Prime Minister Narendra Modi and his cabinet ministers claim that these laws will unshackle and free the farmer from “villainous and exploitative” middlemen. They are repeating day in and day out that these laws will lead to doubling of the income of farmers and ensure greater prosperity for them. The laws have been presented as the key to the empowerment and enrichment of farmers.
None of the above declarations are borne out by facts. They are hollow declarations and empty promises.
It is not at all true that farmers are now free to sell their produce anywhere in the country,wherever they can get the best price. The majority of farmers in the country are peasants toiling on small plots of land. They can either sell to local private traders who will lift the produce from the farm or transport the produce to the nearest mandi.
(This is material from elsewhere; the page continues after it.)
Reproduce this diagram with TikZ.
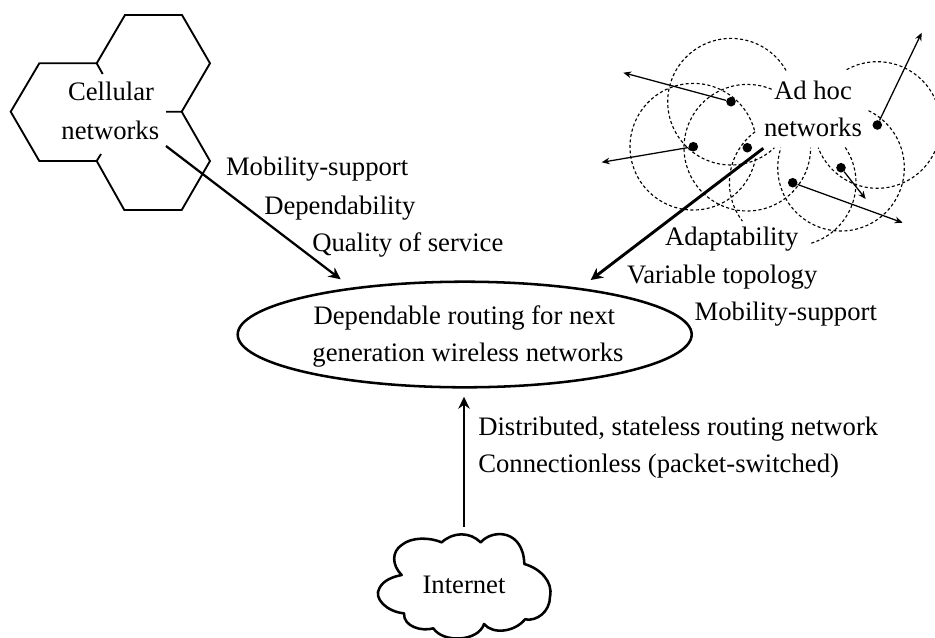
\documentclass[tikz,border=0pt]{standalone}
\usepackage{fontspec}
\setmainfont{Liberation Serif}
\usetikzlibrary{arrows.meta}
\tikzset{
  lbl/.style={inner sep=0pt,outer sep=0pt,font=\fontsize{20}{24}\selectfont},
  lbll/.style={lbl,anchor=base west},
  lblc/.style={lbl,anchor=base},
  hexline/.style={line width=1.4pt,line join=miter},
  rangeline/.style={dash pattern=on 2.3pt off 1.8pt,line width=0.85pt},
  mnode/.style={circle,fill=black,inner sep=0pt,minimum size=7.2pt},
  mvarrow/.style={line width=0.95pt,-{Stealth[length=6pt,width=5pt]}},
  bigarrow/.style={line width=2.2pt,-{Stealth[length=9pt,width=9pt]}},
  midarrow/.style={line width=1.7pt,-{Stealth[length=9pt,width=8.5pt]}},
  shapeline/.style={line width=1.9pt}
}
\begin{document}
\begin{tikzpicture}[x=0.75pt,y=-0.75pt]
\path[use as bounding box] (0,0) rectangle (935,637);
\begin{scope}
\clip (0,0) rectangle (935,637);
% hexagons
\draw[hexline] (166,111.7) -- (181.7,111.7) -- (210,63.3) -- (182,15) -- (125,15) -- (96.7,63.3) -- (102.7,74);
\draw[hexline] (96.7,63.3) -- (39.3,63.3) -- (10.7,111.7) -- (39.3,161) -- (96.7,161) -- (101,154);
\draw[hexline] (181.7,111.7) -- (210,161) -- (181.7,210) -- (124.3,210) -- (96.7,161);
% mobile nodes
\node[mnode] (na) at (731,101.7) {};
\node[mnode] (nb) at (693.3,146.7) {};
\node[mnode] (nc) at (747.3,147.7) {};
\node[mnode] (nd) at (792.7,182.7) {};
\node[mnode] (ne) at (841,167.7) {};
\node[mnode] (nf) at (877.3,125) {};
\coordinate (ma) at (623.3,72.7);
\coordinate (mb) at (601.7,162.3);
\coordinate (md) at (902.7,222.7);
\coordinate (me) at (865.7,199);
\coordinate (mf) at (921.7,32.7);
% ranges
\def\rr{63.3}
\draw[rangeline] (na.center) ++(29.6:\rr*0.75pt) arc[start angle=29.6,end angle=313.3,radius=\rr*0.75pt];
\draw[rangeline] (nb.center) ++(15:\rr*0.75pt) arc[start angle=15,end angle=351,radius=\rr*0.75pt];
\draw[rangeline] (nc.center) ++(67.4:\rr*0.75pt) arc[start angle=67.4,end angle=360,radius=\rr*0.75pt];
\draw[rangeline] (nd.center) ++(33.8:\rr*0.75pt) arc[start angle=33.8,end angle=-74.3,radius=\rr*0.75pt];
\draw[rangeline] (nd.center) ++(126.4:\rr*0.75pt) arc[start angle=126.4,end angle=217.4,radius=\rr*0.75pt];
\draw[rangeline] (ne.center) ++(64.2:\rr*0.75pt) arc[start angle=64.2,end angle=-198.4,radius=\rr*0.75pt];
\draw[rangeline] (nf.center) ++(119:\rr*0.75pt) arc[start angle=119,end angle=-159,radius=\rr*0.75pt];
\draw[mvarrow] (na) -- (ma);
\draw[mvarrow] (nb) -- (mb);
\draw[mvarrow] (nd) -- (md);
\draw[mvarrow] (ne) -- (me);
\draw[mvarrow] (nf) -- (mf);
% central ellipse
\draw[shapeline] (464.7,334.5) ellipse[x radius=227*0.75pt,y radius=52.8*0.75pt];
\node[lblc] (t1) at (464.3,324.3) {Dependable routing for next};
\node[lblc] (t2) at (468,361.7) {generation wireless networks};
% cloud
\begin{scope}[shift={(340,480)},scale=1/3]
\draw[shapeline,line join=round] (305,187)
  .. controls (340,155) and (390,155) .. (422,187)
  .. controls (460,145) and (550,150) .. (553,252)
  .. controls (600,265) and (640,305) .. (630,350)
  .. controls (630,395) and (590,425) .. (555,418)
  .. controls (525,455) and (460,465) .. (432,432)
  .. controls (415,485) and (310,490) .. (280,445)
  .. controls (245,455) and (190,440) .. (192,400)
  .. controls (140,395) and (100,355) .. (118,325)
  .. controls (130,300) and (160,290) .. (185,285)
  .. controls (155,255) and (155,215) .. (185,195)
  .. controls (215,170) and (270,172) .. (305,187) -- cycle;
\end{scope}
% labels
\node[lblc] (cell1) at (111,100.7) {Cellular};
\node[lblc] (cell2) at (110.3,139) {networks};
\node[lblc] (ah1) at (813,99) {Ad hoc};
\node[lblc] (ah2) at (813,136.7) {networks};
\node[lbll] (l1) at (226,175.7) {Mobility-support};
\node[lbll] (l2) at (264.3,214.3) {Dependability};
\node[lbll] (l3) at (312.3,251.7) {Quality of service};
\node[lbll] (r1) at (665,245.7) {Adaptability};
\node[lbll] (r2) at (627,283.3) {Variable topology};
\node[lbll] (r3) at (694.7,320) {Mobility-support};
\node[lbll] (b1) at (478.3,435) {Distributed, stateless routing network};
\node[lbll] (b2) at (478.3,472.3) {Connectionless (packet-switched)};
\node[lblc] (inet) at (464,593) {Internet};
% connectors
\coordinate (cellout) at (166,146);
\coordinate (celltip) at (340.7,279.3);
\coordinate (ahout) at (763.3,148.3);
\coordinate (ahtip) at (590.7,280);
\coordinate (inout) at (464,526.7);
\coordinate (intip) at (464,396.7);
\draw[midarrow] (cellout) -- (celltip);
\draw[bigarrow] (ahout) -- (ahtip);
\draw[midarrow] (inout) -- (intip);
\end{scope}
\end{tikzpicture}
\end{document}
Their choice depends on the distance to the nearest mandi and whether they can afford to pay the cost of transport. Even at the mandi, not all produce gets sold at the Minimum Support Price (MSP).
Over the years, farmers have been facing cartels of traders against whom they have no bargaining power. Very often, they are forced to sell their crops at a distress price. Nearly 60-70 per cent of agricultural produce is sold to local private traders at prices below the MSP. This is why farmers have been demanding guaranteed government procurement of all agricultural produce at or above the MSP, calculated at 50% above the cost of production, taking into account family labour and the land rent. Successive governments have been refusing to fulfil this entirely just demand.
Political parties, when in the opposition, claim to support this just demand, only to renege on their promise when they come to power. Now, by passing the three anti-farmer acts, the NDA government has shown that it has decided to establish a trading system in which wholesale agricultural trade will be completely dominated by monopoly traders and agri-business corporations. To achieve this aim, the government is determined to end even the existing limited scale of government procurement of selected crops.
The provisions on Contract Farming has compounded the insecurity of the farmers. Their experience is that the big corporations which contract to buy their produce at fixed prices arbitrarily violate the terms of the contract. In the beginning, they incentivise the farmer to shift to cash crops that they contract to buy. Then they advance various pretexts to pay less than what they had agreed to. When there is a bumper crop, they use this fact to beat down the price, or refuse to buy the crop citing quality reasons. The farmer is ruined.
According to the Agriculture Minister, in the event of a dispute, the farmer can find redressal in the local authority like the Sub-Divisional Magistrate, and if that fails, he can go to the courts. Only those who have no connection with reality can suggest that a peasant who has been ruined by a capitalist corporation has the wherewithal to fight against it in the courts. Farmers have next to no bargaining power against these large corporations.
The Essential Commodities (Amendment) Act is clearly in favour of the monopoly traders and agro-processing companies. It will result in increased hoarding and speculation in agricultural produce. Monopoly traders will buy up the farmer’s produce at harvest time at prices well below the remunerative price, hoard it and sell it later at high prices. This is against the interests of masses of farmers, agricultural workers as well as urban working people.
All three Acts serve to do the opposite of what the government is claiming. The farmer will be completely at the mercy of the trading monopolies. More farmers will be ruined as these legislations get implemented.
The government is trying to pacify farmers with announcements of MSP for the current harvest to show that MSP is not dead! It has declared that it has no intention to end the mandi system. The farmers of our country are not fooled by all this. Bitter life experience has taught them that the capitalist class and their governments must never be trusted. They mouth sweet words about how their heart bleeds for farmers, only to drive a dagger into their backs.
The struggle that farmers are waging today is not only a struggle in defence of their own livelihood. It is a struggle which is also in the interests of all workers. If government stops procuring of food grains, it will lead to the elimination of the existing limited public distribution system for wheat and rice.
The hundreds of farmers’ organisations which have come together in the ongoing struggle are determined to prevent the ruling capitalist class and its political parties, such as the Congress Party, to divert and mislead them. They are consciously keeping a distance from such political parties which are currently in the opposition and are mouthing pro-farmer slogans. They know that such parties are never going to implement the longstanding demands of farmers.
The real ally of the farmers of our country are the workers. Together, workers and peasants make up the overwhelming majority of the population. The support that farmers organisations have received from workers’ organisations in their struggles and the support that workers have received from the farmers’ organisations shows that worker-peasant unity is a real possibility. The need of the hour is to strengthen this unity and escalate the struggle, with the aim of establishing workers’ and peasants’ rule in place of the rule of the capitalist class. Only then can the economy be reoriented, from being geared to fulfilling capitalist greed to fulfilling the needs of the people.